As noted in an earlier comment, I think there is a false equivalence between end...

As noted in an earlier comment, I think there is a false equivalence between end-to-end MLOps platforms like MLflow and tools for experiment tracking. The project looks like a solid tracking solution for individual data scientists, but it is not designed for collaboration among teams or organizations.

> There were a few things I didn’t like: it seemed too much to have to start a web server to look at my experiments, and I found the query feature extremely limiting (if my experiments are stored in a SQL table, why not allow me to query them with SQL).

While a relational database (like sqlite) can store hyperparameters and metrics, it cannot scale for the many aspects of experiment tracking for a team/organization, from visual inspection of model performance results to sharing models to lineage tracking from experimentation to production. As noted in the article, you need a GUI on top of a SQL database to make meaningful model experimentation. The MLflow web service allows you to scale across your teams/organizations with interactive visualizations, built-in search & ranking, shareable snapshots, etc. You can run it across a variety of production-grade relational dBs so users can query the data directly through the SQL database or through a UI that makes it easier to search for those not interested in using SQL.

> I also found comparing the experiments limited. I rarely have a project where a single (or a couple of) metric(s) is enough to evaluate a model. It’s mostly a combination of metrics and evaluation plots that I need to look at to assess a model. Furthermore, the numbers/plots themselves have no value in isolation; I need to benchmark them against a base model, and doing model comparisons at this level was pretty slow from the GUI.

The MLflow UI allows you to compare thousands of models from the same page in tabular or graphical format.
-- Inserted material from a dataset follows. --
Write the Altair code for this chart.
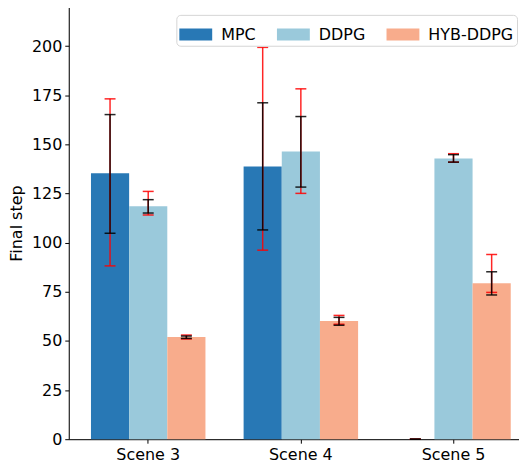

It renders the performance-related artifacts associated with a model, including feature importance graphs, ROC & precision-recall curves, and any additional information that can be expressed in image, CSV, HTML, or PDF format.

> If you look at the script’s source code, you’ll see that there are no extra imports or calls to log the experiments, it’s a vanilla Python script.

MLflow already provides low-code solutions for MLOps, including autologging. After running a single line of code - mlflow.autolog() - every model you train across the most prominent ML frameworks, including but not limited to scikit-learn, XGBoost, TensorFlow & Keras, PySpark, LightGBM, and statsmodels is automatically tracked with MLflow, including all relevant hyperparameters, performance metrics, model files, software dependencies, etc. All of this information is made immediately available in the MLflow UI.

Addendum: As noted, there is a false equivalence between an end-to-end MLOps lifecycle platform like MLflow and tools for experiment tracking. To succeed with end-to-end MLOps, teams/organizations also need projects to package code for reproducibility on any platform across many different package versions, deploy models in multiple environments, and a registry to store and manage these models - all of which is provided by MLflow.

It is battle-tested with hundreds of developers and thousands of organizations using widely-adopted open source standards. I encourage you to chime in on the MLflow GitHub on any issues and PRs, too!